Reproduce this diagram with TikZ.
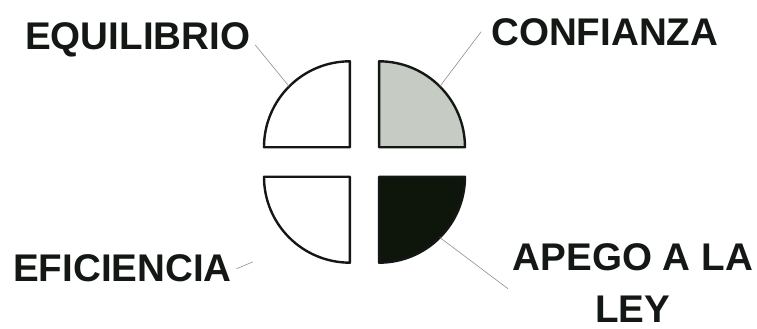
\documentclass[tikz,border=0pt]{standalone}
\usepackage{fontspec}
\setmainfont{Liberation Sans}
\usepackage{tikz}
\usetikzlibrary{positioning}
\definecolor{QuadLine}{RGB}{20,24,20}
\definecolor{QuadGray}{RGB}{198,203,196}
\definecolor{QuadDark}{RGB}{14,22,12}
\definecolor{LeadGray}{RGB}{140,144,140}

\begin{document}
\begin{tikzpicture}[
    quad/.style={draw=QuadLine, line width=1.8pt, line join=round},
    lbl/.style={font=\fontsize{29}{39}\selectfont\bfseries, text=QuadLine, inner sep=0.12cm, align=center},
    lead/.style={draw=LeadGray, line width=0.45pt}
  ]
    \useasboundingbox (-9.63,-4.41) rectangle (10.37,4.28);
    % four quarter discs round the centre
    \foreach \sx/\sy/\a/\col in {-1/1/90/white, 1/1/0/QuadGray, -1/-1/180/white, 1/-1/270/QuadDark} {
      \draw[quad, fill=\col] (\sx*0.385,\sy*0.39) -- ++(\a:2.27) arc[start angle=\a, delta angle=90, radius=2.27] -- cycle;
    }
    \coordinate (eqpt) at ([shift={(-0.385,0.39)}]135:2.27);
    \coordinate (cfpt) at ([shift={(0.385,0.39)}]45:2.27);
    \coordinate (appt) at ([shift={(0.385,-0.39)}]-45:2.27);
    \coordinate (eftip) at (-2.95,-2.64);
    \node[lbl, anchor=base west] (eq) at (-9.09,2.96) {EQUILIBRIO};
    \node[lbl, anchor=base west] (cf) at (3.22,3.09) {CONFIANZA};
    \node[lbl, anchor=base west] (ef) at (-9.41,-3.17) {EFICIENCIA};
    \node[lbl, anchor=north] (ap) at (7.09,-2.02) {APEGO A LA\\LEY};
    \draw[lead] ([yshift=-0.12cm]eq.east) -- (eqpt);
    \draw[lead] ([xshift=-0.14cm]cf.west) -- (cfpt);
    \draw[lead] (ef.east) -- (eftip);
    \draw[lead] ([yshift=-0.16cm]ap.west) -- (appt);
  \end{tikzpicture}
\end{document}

(Exercise instructions): Quote each line of the listing exactly, but leave the pictures out.

(Solution):
Reproduce this diagram with TikZ.
\documentclass[tikz,border=0pt]{standalone}
\usepackage{fontspec}
\setmainfont{Liberation Sans}
\usepackage{tikz}
\usetikzlibrary{positioning}
\definecolor{QuadLine}{RGB}{20,24,20}
\definecolor{QuadGray}{RGB}{198,203,196}
\definecolor{QuadDark}{RGB}{14,22,12}
\definecolor{LeadGray}{RGB}{140,144,140}

\begin{document}
\begin{tikzpicture}[
    quad/.style={draw=QuadLine, line width=1.8pt, line join=round},
    lbl/.style={font=\fontsize{29}{39}\selectfont\bfseries, text=QuadLine, inner sep=0.12cm, align=center},
    lead/.style={draw=LeadGray, line width=0.45pt}
  ]
    \useasboundingbox (-9.63,-4.41) rectangle (10.37,4.28);
    % four quarter discs round the centre
    \foreach \sx/\sy/\a/\col in {-1/1/90/white, 1/1/0/QuadGray, -1/-1/180/white, 1/-1/270/QuadDark} {
      \draw[quad, fill=\col] (\sx*0.385,\sy*0.39) -- ++(\a:2.27) arc[start angle=\a, delta angle=90, radius=2.27] -- cycle;
    }
    \coordinate (eqpt) at ([shift={(-0.385,0.39)}]135:2.27);
    \coordinate (cfpt) at ([shift={(0.385,0.39)}]45:2.27);
    \coordinate (appt) at ([shift={(0.385,-0.39)}]-45:2.27);
    \coordinate (eftip) at (-2.95,-2.64);
    \node[lbl, anchor=base west] (eq) at (-9.09,2.96) {EQUILIBRIO};
    \node[lbl, anchor=base west] (cf) at (3.22,3.09) {CONFIANZA};
    \node[lbl, anchor=base west] (ef) at (-9.41,-3.17) {EFICIENCIA};
    \node[lbl, anchor=north] (ap) at (7.09,-2.02) {APEGO A LA\\LEY};
    \draw[lead] ([yshift=-0.12cm]eq.east) -- (eqpt);
    \draw[lead] ([xshift=-0.14cm]cf.west) -- (cfpt);
    \draw[lead] (ef.east) -- (eftip);
    \draw[lead] ([yshift=-0.16cm]ap.west) -- (appt);
  \end{tikzpicture}
\end{document}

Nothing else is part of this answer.